Du point de vue des caractéristiques des tâches, l’activité de couture consistant à manipuler des matières souples est encore peu robotisable, et recourt beaucoup au travail peu qualifié : le coût de main d’œuvre représente plus des deux tiers du coût de production. Si les phases de tissage et de filature (amont de la filière) et de découpe (au laser) sont largement automatisées, ce n’est pas le cas de l’activité d’assemblage (couture). Il existe bien des prototypes de robots essayant de robotiser l’activité de couture mais ces innovations en restent au stade du prototype dans quelques grandes entreprises. En outre, ces robots sont encore utilisés de manière semi‑automatique nécessitant l’intervention manuelle. La part dans les effectifs employés des fonctions associées aux tâches routinières peu qualifiées, facilement délocalisables y est élevée. Les taux d’exportation y sont relativement faibles et les délocalisations verticales défensives motivées par des différences de coûts salariaux dominent.

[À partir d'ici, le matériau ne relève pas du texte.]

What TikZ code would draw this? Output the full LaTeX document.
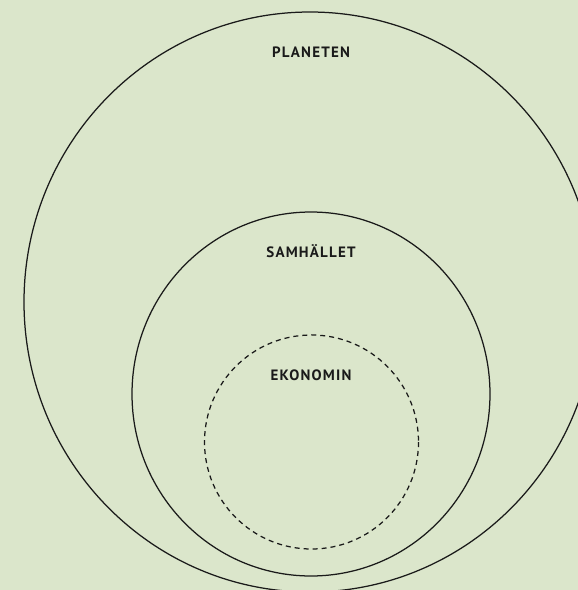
\documentclass[tikz,border=0pt]{standalone}
\usepackage{fontspec}
\setmainfont{PT Sans}[LetterSpace=8]
\definecolor{bgc}{HTML}{DBE6CB}
\definecolor{linec}{HTML}{1A1A1A}
\begin{document}
\begin{tikzpicture}[x=1pt,y=-1pt,
  ring/.style={draw=linec,line width=1.25pt},
  lbl/.style={font=\bfseries\fontsize{15}{17}\selectfont,text=linec,inner sep=0pt}]
\fill[bgc] (0,0) rectangle (578,590);
\useasboundingbox (0,0) rectangle (578,590);
\begin{scope}
\clip (0,0) rectangle (578,590);
\draw[ring] (310,302) ellipse [x radius=286, y radius=290];
\draw[ring] (311,394) ellipse [x radius=179, y radius=182];
\draw[ring,dash pattern=on 5pt off 4pt] (311.5,442) circle [radius=107];
\end{scope}
\node[lbl] (planeten) at (311,52) {PLANETEN};
\node[lbl] (samhallet) at (311,251) {SAMHÄLLET};
\node[lbl] (ekonomin) at (311,375) {EKONOMIN};
\end{tikzpicture}
\end{document}
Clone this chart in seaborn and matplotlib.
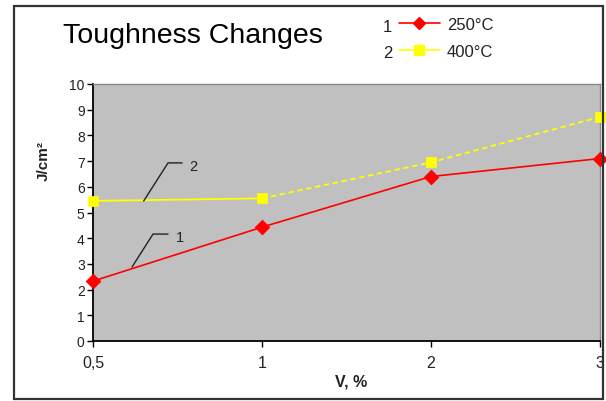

Hugues Jennequin, Luis Egidio Miotti et El Mouhoub Mouhoud (2017), Mesurer et anticiper la vulnérabilité des territoires face aux risques de délocalisation : une analyse sur données sectorielles en France, Économie et Statistique n° 497‑498, 2017
Questions
1) Qu’est-ce qu’une délocalisation ?
2) Quels sont les facteurs qui expliquent les délocalisations dans la filière du textile et de l’habillement ?
3) Toutes les activités sont-elles délocalisables facilement ?
Voir la correction
1) Qu’est-ce qu’une délocalisation ?
Une délocalisation est la décision d’une entreprise de sous-traiter la fourniture de certains biens et services à des fournisseurs étrangers, qui peuvent être des entreprises indépendantes ou des filiales.
L’entreprise ferme une unité productive dans un pays pour la transférer dans un autre afin d'en tirer un avantage compétitif, comme des coûts de production plus bas (cf. coûts salariaux, environnement réglementaire, fiscalité, etc.).
2) Quels sont les facteurs qui expliquent les délocalisations dans la filière du textile et de l’habillement ?
La délocalisation d’une activité peut s’expliquer :
- par les caractéristiques des emplois et des tâches ;
- par la nature et les caractéristiques des produits.
Dans la filière du textile et de l’habillement ont peu facilement réduire les coûts salariaux unitaires en délocalisant car de nombreuses tâches, comme la couture, mobilisent du travail peu qualifié. De plus, il n’est pas facile d’automatiser certaines tâches. Dans la filière du textile et de l’habillement les caractéristiques des produits (légers, peu volumineux, fabrication facilement fragmentable) facilitent aussi les délocalisations.
3) Toutes les activités sont-elles délocalisables facilement ?
Si la délocalisation d’une activité s’explique par les caractéristiques des emplois et des tâches et la nature et les caractéristiques des produits, on ne peut pas délocaliser toutes les activités productives.
Lorsque les activités productives nécessitent des tâches interactives et manuelles non routinières, elles sont difficilement délocalisables et lorsque les produits sont pondéreux et volumineux ou qu’ils doivent être consommés rapidement ou qu’ils sont différenciés par des labels territoriaux alors la délocalisation est difficile voire impossible.